Something that is often forgotten about Wilt Chamberlain is that he'd do whatever his coach asked him (except show up for early morning practices!) One year, for example, he became the only center ever to lead the league in assists, because that's what the coach wanted. Chamberlain might have been a little too cooperative for his own good. In contrast, early in his Laker career, Magic Johnson organized a coup that got his coach fired (who'd already won a championship) and replaced with Pat Riley, who changed the team strategy to better suit Magic. They went on to win four championships.

Another reader writes:

I was shocked by Gladwell's acceptance of a flawed idea by mid-article. He seems, at first, to grasp perfectly well the complexity of rendering judgments about which it is uncertain which data to choose or how to weigh it. He notes well that the Rookie of the Year award is poorly judged. Since it's useless to anyone but the winner, and seems to depend on how bad your team needed a scorer, it's low hanging fruit. Fine.

However, he doesn't stop here. Gladwell is so impressed by the mental machinations of these economists that he's willing to suspend his own common sense and judgment, dismiss a career (Iverson's) that has many of the hallmarks of a great one, and abandon his prior skepticism about the limits of experimental design. He does this without presenting much evidence that the model has a shred of predictive value, or can adapt to changing attitudes....

Instead of accepting the limitations of current hoop accounting techniques, the idea we are left with is that we should trust the admittedly flawed data, and, as long as the economists do something really neat with it, not our own eyes. Sounds like a hot trend. Also, dismissing a man's life work in toto often cries out for one to make a rational case of one's own.

However, it would be very unsexy for Malcolm Gladwell to say "I can see the use of this model to improve the statistical measure of the following five elements of pro basketball." or "Here are five reasons why Allen Iverson's statistics are not particularly useful." Hell, he might have gotten a book with these guys out of the first. Rather, he seems to buy the whole thing, and uses bad examples to make an argument that shows other theory's weaknesses replacing it whole hog with a theory that at least he has not proven to be stronger in many areas.

Another reader comments:

I've had some success looking at team performance using two key metrics, scoring capacity and scoring efficiency. Scoring capacity is the point total a team would score if they hit all their shots. Scoring efficiency is a team's actual point total divided by their scoring capacity.

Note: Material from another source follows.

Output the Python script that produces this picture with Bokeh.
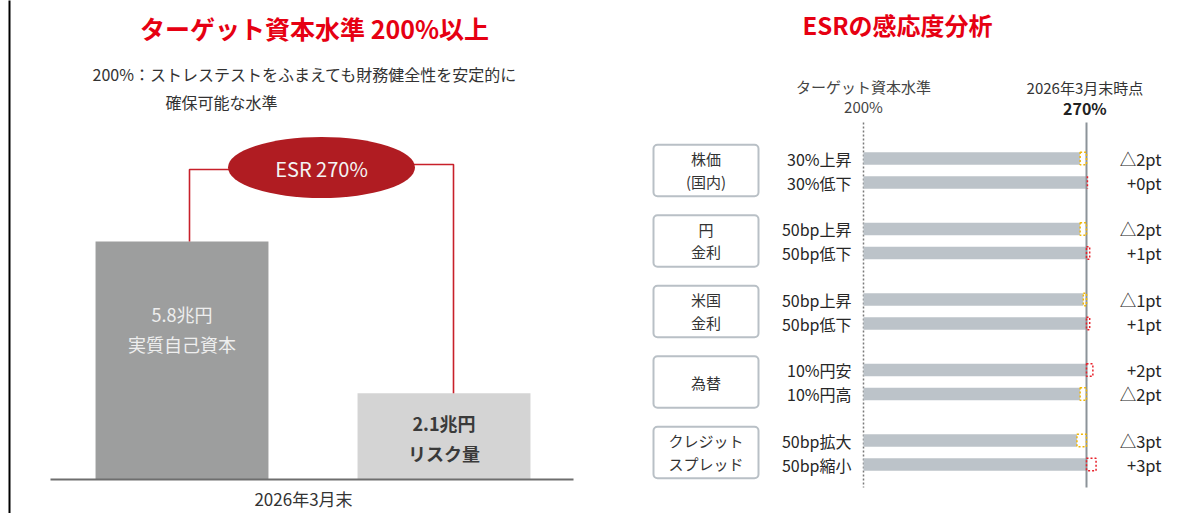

The University of Kentucky is a great test environment for this model, since they have detailed stats back to the 1940s and examples of great (and poor) performances over the years.

When Rick Pitino was coach at UK in the 1990s, his obvious strategy was to maximize his scoring capacity margin over his opponents. There are only three drivers for this: offensive rebound margin, turnover margin and 3PT attempt margin. Pitino coached a 14-14 team in 1989-90 to a scoring capacity margin of 24 points per game (unbelievable!) by shooting the 3PT, defending the 3PT, and full-court pressing to force turnovers. But that team had a 6 percentage point DEFICIT in scoring efficiency against the opposition. However, by 1992 Pitino had recruited better talent, so his 1991-92 team had a 21 point scoring capacity advantage over the opposition and was dead even in scoring efficiency.

If you look at that great Kentucky-Duke game in the 1992 East Regional Finals [Duke won 104-103 as they went on to win the national championship for the second straight year], it's the clash of two different basketball strategies. Kentucky maximized scoring capacity margin and Duke maximized scoring efficiency. That's what made it such a great game, Kentucky pressed, forced Duke into a boatload of turnovers, and had a much higher scoring capacity. Duke was extremely efficient, with Christian Laettner going 10-10 from the field and hitting the famous game winner. Duke was a big favorite but was lucky to win. Kentucky showed that scoring capacity matters and most analytical systems focus only on efficiency.